Not a lot really happened here this week. Just a full week of work. It does feel like I just emailed yesterday though. The week went by so fast. That’s what happens when you stay busy.
Monday my companion got Dear Johned. At first, you know, I said, “oh I’m sorry” but then he replied in an angry Spanish accent, ¨THATS THE 3RD TIME!¨ So then I just erupted into laughter. I asked him if it was the same girl who dear johned him 3 times or if it was the 3rd girl. He said both. I guess my companion has a lot of women waiting at home in Chile for him and they all keep sending him emails saying they are dating someone else. But once they break up with their ‘other boyfriends,’ they start writing my companion again. I laughed for the rest of the walk home.
Tuesday night we ate at an investigator´s home. Afterwards my companion said he felt pretty sick. We had a district meeting the next morning and he endured through that. But after that, he spent the rest of the day in the bathroom puking and using the toilet. We went out that night but had to hurry home because he went to the bathroom in his pants. As he lay in the bed above me he said, “My girlfriend crapped on me, I crapped on me, Elder McRae, are you going to crap on me too?” After that, I laughed for 10 minutes, then I told him ‘no’. But the president called about 5 minutes later and said he needed him in Guayaquil. The president crapped on him too.
I had to go with him to Guayaquil to drop him off and then I returned with the two other elders who live with us. My companion is staying in Guayaquil for a few days so I am here in Naranjito in a trio.
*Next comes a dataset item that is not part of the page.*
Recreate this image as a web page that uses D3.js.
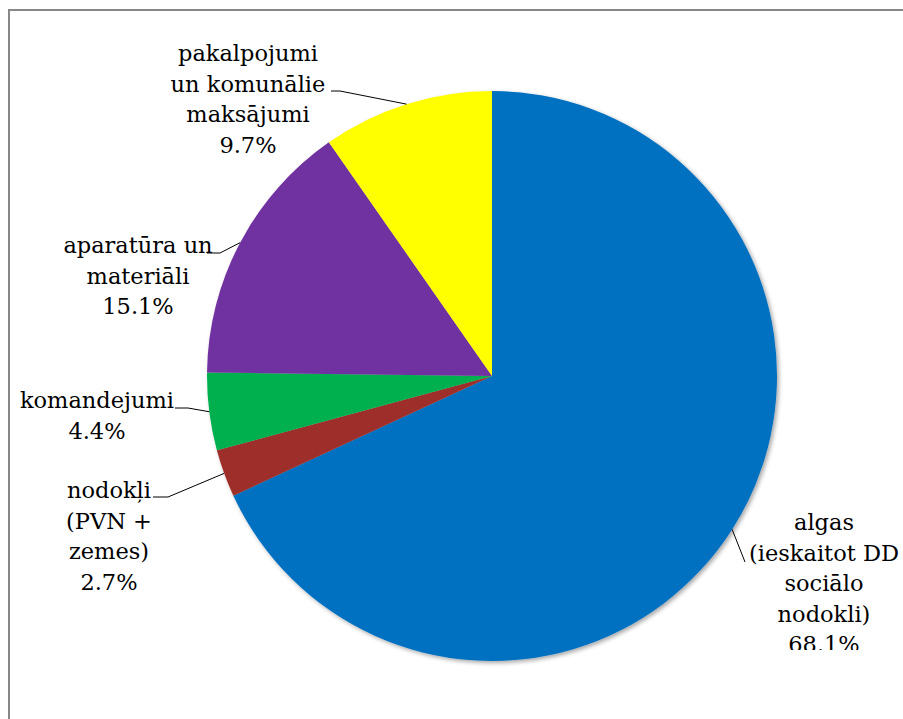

My favorite experience this week was Wednesday. We were teaching a man who has done some pretty bad things in his past. He has a family now, but doesn’t have a job. He is going to be baptized this Saturday but on Wednesday he was telling us sometimes he doesn’t want to read the Book of Mormon or do anything because he is depressed. He looks at his past life, his family he can’t provide for right now, the job he doesn’t have (and a few other things) and it causes him to be depressed and to doubt whether or not this church is true. My companion told him always read the Book of Mormon because it will give you strength. I then piped up. I said, ¨I cannot relate to a lot of the things you are going through. I am just a white boy from the United States who never had to work a day in my life, who always had a family there for me, and never have had a worry or ever doubted that this church was true. But, since I started my mission, and my family was gone, and I had to work every day, and no one can understand me because I don’t speak Spanish, all of the sudden for the first time in my 19 years of life I began to question and wonder. What am I doing here? Is this church really true? What would happen if I die? Will the lights just go out? Is there really a heaven, a Jesus Christ, or God? For the first time in my life these feelings entered into my mind in the MTC. And there was only one thing that gave me strength… only one thing that was always there to confirm my testimony that this church is true… my English Book of Mormon. I read it non stop in the MTC because when I read it, I have no doubt that this church is true. The Book of Mormon will do the same for you. I know that the Book of Mormon is true and that the Church of Jesus Christ is absolutely true.¨
That was a very emotional night for Marcos, but I was glad that for the first time, I could relate to someone here. It’s hard to relate to them when I’ve never lived like them. But now I have. And I am thankful for it. For the tiny house, the poor conditions, the freezing water, & the bad water. Oh and the power goes out all the time. I am thankful for these things because I can relate to these people and help them come unto the fold.